Inventory Base has launched a new HHSRS-compliant inspection template designed to help landlords and managing agents align property inspections with the statutory framework used by local authorities.
The Housing Health and Safety Rating System (HHSRS), introduced under the Housing Act 2004, is the legal mechanism councils use to assess housing safety. Where a Category 1 hazard is identified, enforcement action is mandatory.
According to the English Housing Survey 2022–23, around 9% of homes in England contain at least one Category 1 hazard – equivalent to approximately 2.1 million dwellings.
Private renters are more likely than owner occupiers to live in homes with serious hazards, with the private rented sector accounting for around 4.6 million households in England.
HOUSING HAZARDS
Research from the Building Research Establishment (BRE) also estimates that serious housing hazards cost the NHS around £1.4bn per year in treatment costs across England.

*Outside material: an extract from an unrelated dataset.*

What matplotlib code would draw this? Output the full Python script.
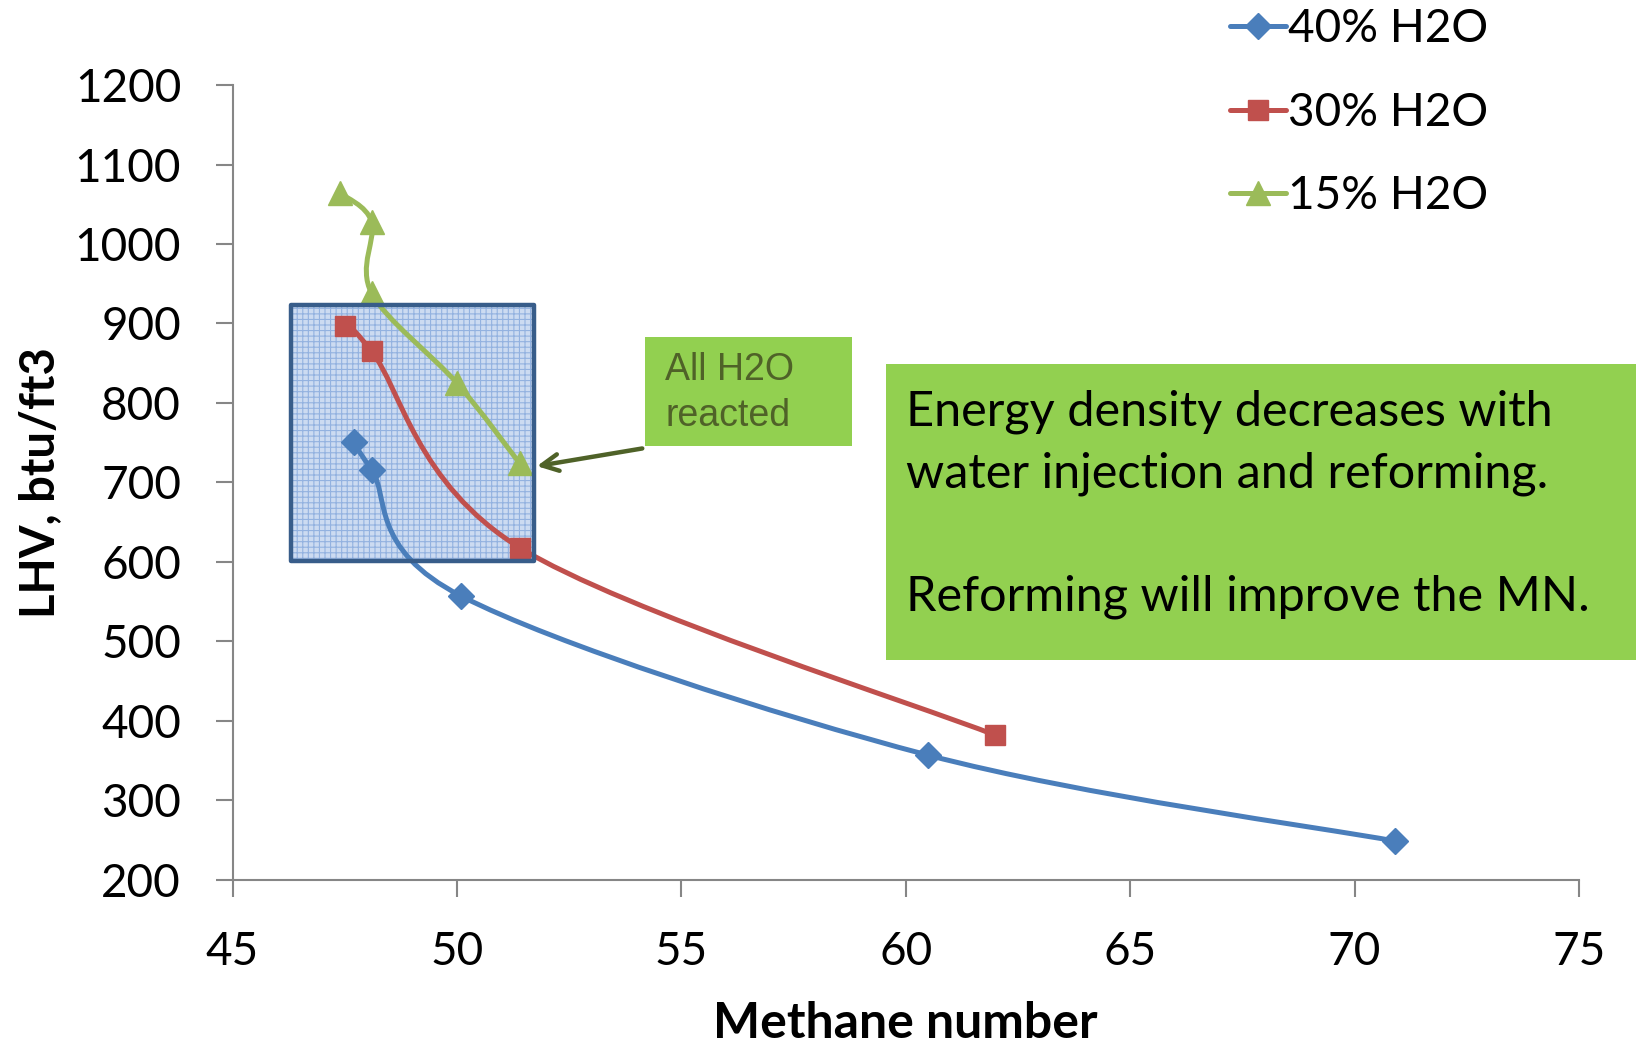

Inventory Base says its new template embeds the full HHSRS framework into inspection workflows, enabling users to record hazards across all 29 statutory categories, apply structured likelihood and harm scoring aligned with official guidance, automatically determine Category 1 and Category 2 hazard bands, and produce consistent inspection documentation.
UNDER SCRUTINY

Siân Hemming-Metcalfe, Operations Director at Inventory Base, says: “HHSRS is the framework councils use to decide whether a home is genuinely safe.
“If landlords and agents aren’t inspecting against that same risk model, serious hazards can be missed – and that puts tenant health at risk long before enforcement ever enters the picture.
“With the Renters’ Rights Act commencing in May 2026, scrutiny will intensify and property managers need to be ready. Structured HHSRS assessments will become a core part of responsible portfolio management – not only identifying risks, but managing them proactively across the full property lifecycle.”
The new HHSRS template is available immediately within the Inventory Base platform and can be used alongside check-ins, mid-term inspections and compliance audits, as enforcement expectations increase across the private rented sector.